━━━ Data listing
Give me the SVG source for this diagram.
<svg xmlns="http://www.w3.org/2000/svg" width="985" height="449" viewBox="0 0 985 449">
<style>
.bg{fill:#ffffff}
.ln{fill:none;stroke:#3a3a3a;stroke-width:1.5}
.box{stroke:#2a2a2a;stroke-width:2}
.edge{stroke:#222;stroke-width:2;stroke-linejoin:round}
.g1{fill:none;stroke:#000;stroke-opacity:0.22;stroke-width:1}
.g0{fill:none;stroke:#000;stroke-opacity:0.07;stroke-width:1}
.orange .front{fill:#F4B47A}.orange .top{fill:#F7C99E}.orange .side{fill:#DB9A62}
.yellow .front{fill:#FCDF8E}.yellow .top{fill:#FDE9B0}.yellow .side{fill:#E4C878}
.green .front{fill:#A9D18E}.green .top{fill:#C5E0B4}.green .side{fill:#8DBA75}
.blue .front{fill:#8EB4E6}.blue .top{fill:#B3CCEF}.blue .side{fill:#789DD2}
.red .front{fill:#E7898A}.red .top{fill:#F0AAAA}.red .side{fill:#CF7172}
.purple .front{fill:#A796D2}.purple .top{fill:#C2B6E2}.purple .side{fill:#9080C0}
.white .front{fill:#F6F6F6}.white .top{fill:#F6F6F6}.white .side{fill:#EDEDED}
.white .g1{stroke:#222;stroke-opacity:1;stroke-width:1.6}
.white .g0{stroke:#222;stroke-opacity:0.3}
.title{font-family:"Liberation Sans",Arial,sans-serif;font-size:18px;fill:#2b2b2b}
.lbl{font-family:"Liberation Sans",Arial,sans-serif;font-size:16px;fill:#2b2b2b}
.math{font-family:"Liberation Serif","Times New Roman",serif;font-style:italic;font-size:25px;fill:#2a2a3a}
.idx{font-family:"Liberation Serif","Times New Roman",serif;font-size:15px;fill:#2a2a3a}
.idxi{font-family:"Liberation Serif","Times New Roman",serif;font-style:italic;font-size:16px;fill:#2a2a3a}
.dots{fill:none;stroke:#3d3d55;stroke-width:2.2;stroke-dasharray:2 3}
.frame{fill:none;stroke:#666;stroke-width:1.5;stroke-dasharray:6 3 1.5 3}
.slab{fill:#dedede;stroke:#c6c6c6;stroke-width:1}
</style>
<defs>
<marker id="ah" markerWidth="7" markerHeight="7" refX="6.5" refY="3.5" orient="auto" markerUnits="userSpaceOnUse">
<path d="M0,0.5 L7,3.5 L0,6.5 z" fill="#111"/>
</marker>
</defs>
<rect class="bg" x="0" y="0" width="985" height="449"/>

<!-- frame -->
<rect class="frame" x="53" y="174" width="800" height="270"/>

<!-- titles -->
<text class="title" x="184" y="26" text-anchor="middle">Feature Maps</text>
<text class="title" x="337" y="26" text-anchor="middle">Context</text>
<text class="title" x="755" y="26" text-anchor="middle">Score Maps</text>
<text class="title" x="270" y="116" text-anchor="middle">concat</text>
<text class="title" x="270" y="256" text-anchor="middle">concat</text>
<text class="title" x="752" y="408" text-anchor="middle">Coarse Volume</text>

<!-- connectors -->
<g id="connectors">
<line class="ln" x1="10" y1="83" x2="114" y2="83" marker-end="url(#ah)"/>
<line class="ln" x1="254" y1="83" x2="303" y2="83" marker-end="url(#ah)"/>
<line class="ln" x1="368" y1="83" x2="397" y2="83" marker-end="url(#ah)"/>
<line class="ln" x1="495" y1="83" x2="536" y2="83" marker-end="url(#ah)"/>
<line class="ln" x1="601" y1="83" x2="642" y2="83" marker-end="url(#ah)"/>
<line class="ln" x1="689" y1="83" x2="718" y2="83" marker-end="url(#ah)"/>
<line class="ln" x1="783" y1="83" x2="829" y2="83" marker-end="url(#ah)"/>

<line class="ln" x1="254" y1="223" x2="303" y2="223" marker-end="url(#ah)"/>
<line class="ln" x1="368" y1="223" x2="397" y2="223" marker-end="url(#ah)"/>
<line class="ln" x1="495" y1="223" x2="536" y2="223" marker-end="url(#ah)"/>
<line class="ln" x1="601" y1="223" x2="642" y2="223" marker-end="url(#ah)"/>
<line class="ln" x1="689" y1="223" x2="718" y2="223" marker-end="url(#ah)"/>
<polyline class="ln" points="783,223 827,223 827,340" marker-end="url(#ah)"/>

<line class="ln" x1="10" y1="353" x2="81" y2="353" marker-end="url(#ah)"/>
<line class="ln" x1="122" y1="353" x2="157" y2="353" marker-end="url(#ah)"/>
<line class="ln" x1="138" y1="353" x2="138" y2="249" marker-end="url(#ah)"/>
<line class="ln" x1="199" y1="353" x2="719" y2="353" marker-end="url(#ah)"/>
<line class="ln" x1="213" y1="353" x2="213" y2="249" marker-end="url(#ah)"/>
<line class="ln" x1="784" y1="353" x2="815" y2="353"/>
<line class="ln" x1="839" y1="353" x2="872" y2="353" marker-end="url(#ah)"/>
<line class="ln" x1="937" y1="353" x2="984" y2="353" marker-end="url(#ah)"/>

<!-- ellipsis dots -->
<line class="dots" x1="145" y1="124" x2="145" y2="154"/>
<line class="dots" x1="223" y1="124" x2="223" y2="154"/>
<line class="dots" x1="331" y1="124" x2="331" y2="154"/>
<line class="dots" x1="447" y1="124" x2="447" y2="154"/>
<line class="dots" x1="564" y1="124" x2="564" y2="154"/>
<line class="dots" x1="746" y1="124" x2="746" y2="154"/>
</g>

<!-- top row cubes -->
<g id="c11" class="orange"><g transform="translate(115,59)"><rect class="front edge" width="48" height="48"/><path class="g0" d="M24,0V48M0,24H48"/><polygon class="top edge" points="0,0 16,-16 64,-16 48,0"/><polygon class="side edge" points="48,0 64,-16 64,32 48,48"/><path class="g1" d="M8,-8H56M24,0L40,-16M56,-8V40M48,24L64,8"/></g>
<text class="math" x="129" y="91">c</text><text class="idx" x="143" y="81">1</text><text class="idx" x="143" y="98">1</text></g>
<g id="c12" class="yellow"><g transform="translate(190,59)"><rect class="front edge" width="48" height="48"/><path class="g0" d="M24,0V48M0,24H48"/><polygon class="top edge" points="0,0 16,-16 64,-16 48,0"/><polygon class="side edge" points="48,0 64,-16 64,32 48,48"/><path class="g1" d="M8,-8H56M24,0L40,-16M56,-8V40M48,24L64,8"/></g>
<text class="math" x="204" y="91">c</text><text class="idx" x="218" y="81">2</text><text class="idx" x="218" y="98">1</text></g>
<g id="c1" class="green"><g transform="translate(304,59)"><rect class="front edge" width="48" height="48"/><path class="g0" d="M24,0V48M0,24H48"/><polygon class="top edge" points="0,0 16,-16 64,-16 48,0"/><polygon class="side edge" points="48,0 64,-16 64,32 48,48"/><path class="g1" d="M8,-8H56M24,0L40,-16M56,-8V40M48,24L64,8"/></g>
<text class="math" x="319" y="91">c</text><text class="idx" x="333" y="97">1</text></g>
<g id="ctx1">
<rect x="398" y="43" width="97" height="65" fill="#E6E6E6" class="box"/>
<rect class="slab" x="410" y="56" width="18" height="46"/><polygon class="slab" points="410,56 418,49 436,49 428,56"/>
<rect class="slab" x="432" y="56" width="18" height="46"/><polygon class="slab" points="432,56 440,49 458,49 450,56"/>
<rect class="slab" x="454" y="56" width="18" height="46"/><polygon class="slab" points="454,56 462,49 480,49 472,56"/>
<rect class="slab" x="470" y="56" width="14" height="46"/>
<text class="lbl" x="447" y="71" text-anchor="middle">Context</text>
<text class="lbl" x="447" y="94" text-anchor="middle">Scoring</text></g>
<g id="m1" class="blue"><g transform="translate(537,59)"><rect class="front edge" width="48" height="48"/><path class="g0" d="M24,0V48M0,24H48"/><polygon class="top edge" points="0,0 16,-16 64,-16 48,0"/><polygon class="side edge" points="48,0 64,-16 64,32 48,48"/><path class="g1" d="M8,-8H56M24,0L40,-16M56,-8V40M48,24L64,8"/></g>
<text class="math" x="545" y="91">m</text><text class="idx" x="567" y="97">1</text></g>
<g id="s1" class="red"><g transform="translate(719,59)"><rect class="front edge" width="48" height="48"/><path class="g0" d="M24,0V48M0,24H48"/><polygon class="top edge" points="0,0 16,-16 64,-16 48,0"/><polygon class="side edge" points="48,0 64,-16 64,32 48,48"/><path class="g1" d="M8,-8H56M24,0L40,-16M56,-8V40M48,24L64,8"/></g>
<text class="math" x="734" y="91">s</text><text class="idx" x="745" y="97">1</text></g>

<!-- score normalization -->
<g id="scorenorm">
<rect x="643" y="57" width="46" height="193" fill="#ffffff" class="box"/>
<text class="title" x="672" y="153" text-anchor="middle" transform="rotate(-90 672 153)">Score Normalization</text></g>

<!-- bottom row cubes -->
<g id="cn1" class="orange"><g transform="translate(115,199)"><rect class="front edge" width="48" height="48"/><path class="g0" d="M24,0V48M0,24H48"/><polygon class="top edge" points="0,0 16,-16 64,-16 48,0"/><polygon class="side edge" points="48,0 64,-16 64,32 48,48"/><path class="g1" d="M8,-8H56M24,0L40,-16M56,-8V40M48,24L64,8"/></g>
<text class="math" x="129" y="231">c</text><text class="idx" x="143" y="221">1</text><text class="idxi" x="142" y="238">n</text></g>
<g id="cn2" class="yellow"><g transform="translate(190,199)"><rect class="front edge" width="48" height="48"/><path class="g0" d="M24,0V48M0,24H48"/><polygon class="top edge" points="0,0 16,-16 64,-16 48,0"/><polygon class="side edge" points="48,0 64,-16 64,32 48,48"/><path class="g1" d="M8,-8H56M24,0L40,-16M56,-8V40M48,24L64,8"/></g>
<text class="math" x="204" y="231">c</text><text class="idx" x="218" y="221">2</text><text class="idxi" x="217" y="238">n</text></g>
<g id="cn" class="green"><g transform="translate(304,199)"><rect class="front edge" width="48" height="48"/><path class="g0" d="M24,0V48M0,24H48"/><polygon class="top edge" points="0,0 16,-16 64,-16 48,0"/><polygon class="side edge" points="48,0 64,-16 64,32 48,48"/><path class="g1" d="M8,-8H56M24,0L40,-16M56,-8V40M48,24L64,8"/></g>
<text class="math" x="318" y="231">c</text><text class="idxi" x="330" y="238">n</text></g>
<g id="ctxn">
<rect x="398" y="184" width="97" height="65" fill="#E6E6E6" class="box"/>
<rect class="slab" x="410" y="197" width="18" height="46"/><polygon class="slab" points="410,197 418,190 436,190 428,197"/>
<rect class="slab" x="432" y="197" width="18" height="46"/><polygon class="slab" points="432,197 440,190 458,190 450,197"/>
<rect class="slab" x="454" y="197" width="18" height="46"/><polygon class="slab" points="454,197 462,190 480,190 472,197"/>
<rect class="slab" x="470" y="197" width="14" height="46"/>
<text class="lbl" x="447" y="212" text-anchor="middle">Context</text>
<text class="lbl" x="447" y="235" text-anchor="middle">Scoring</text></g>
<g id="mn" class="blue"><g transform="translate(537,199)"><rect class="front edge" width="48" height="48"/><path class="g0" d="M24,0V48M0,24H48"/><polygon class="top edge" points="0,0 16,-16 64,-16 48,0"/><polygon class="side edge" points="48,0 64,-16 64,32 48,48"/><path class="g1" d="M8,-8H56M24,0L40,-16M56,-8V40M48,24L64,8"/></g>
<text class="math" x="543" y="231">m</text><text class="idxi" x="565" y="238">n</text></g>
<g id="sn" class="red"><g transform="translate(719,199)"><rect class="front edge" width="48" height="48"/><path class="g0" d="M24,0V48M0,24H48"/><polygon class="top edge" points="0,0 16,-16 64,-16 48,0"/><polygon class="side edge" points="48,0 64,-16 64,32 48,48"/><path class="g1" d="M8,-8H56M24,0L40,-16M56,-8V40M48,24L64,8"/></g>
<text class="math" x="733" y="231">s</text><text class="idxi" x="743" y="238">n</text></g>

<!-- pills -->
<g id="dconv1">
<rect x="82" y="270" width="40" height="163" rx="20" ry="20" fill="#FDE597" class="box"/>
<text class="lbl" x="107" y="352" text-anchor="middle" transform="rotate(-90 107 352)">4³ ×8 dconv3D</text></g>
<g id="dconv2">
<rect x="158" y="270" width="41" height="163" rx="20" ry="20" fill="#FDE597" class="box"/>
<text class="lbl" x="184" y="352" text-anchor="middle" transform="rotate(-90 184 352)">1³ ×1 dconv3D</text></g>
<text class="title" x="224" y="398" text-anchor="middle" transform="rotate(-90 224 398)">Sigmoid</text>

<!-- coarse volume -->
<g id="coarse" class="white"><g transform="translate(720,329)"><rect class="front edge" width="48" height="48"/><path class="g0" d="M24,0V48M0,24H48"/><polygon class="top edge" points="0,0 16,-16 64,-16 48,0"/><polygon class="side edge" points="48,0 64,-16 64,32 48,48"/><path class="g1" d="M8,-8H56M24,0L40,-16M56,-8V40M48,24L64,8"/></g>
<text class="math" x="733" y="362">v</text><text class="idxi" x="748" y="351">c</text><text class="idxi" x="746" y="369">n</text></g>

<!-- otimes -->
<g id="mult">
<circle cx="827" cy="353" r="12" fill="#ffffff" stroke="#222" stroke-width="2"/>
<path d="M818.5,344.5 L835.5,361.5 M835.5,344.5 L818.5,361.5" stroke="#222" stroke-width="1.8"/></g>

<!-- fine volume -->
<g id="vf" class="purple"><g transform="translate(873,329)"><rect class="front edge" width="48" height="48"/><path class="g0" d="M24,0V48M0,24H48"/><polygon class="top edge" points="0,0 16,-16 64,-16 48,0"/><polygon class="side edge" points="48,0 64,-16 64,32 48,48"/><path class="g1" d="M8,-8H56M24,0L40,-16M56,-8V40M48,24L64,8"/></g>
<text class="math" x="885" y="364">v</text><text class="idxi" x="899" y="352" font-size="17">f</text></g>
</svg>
━━━━━━
━━━ Data listing
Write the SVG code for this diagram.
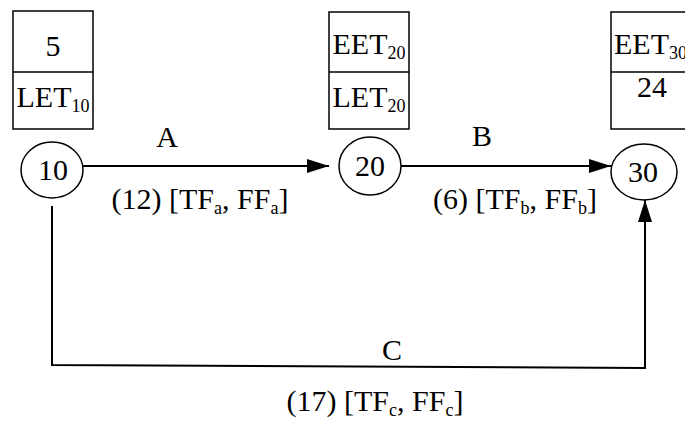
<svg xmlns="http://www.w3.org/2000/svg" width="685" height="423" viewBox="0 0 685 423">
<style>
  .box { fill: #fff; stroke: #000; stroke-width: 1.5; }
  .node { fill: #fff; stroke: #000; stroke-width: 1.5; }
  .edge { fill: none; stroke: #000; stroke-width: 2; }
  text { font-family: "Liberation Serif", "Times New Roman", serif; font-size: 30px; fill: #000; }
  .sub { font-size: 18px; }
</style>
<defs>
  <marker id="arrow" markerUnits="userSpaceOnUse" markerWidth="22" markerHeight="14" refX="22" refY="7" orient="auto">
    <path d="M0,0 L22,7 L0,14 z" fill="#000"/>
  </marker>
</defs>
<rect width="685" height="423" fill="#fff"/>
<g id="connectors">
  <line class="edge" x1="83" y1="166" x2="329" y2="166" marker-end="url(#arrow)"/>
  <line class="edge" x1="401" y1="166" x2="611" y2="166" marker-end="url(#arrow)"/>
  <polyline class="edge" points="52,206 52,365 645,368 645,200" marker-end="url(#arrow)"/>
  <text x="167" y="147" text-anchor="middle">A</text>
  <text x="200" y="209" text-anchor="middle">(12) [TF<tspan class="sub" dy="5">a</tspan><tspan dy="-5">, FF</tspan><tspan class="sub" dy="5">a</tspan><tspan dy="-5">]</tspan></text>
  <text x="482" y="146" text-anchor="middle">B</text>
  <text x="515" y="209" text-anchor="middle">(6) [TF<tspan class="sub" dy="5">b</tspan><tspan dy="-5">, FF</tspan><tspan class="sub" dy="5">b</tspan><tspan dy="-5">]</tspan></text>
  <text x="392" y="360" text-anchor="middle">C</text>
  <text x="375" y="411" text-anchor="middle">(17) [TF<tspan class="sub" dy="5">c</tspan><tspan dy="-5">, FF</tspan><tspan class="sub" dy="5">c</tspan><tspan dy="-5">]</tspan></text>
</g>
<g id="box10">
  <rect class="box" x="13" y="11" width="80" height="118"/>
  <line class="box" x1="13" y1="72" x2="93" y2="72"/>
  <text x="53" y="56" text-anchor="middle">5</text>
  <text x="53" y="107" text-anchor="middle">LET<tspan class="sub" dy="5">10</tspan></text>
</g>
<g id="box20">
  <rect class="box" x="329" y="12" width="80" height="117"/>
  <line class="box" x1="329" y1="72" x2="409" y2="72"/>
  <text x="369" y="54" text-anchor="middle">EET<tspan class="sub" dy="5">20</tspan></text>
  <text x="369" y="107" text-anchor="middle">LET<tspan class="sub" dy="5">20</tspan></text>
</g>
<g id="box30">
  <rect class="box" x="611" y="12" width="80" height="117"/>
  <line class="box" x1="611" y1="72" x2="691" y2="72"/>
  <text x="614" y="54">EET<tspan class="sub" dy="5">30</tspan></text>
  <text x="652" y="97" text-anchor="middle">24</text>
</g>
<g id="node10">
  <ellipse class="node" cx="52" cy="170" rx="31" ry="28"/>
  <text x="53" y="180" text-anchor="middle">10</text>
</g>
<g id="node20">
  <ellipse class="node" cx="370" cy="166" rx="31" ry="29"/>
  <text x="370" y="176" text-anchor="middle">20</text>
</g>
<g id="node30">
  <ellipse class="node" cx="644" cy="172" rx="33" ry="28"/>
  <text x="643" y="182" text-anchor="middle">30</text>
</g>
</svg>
━━━━━━
Show each line of the listing that holds the string "this".

Give me the SVG source for this diagram.
Write the SVG code for this diagram.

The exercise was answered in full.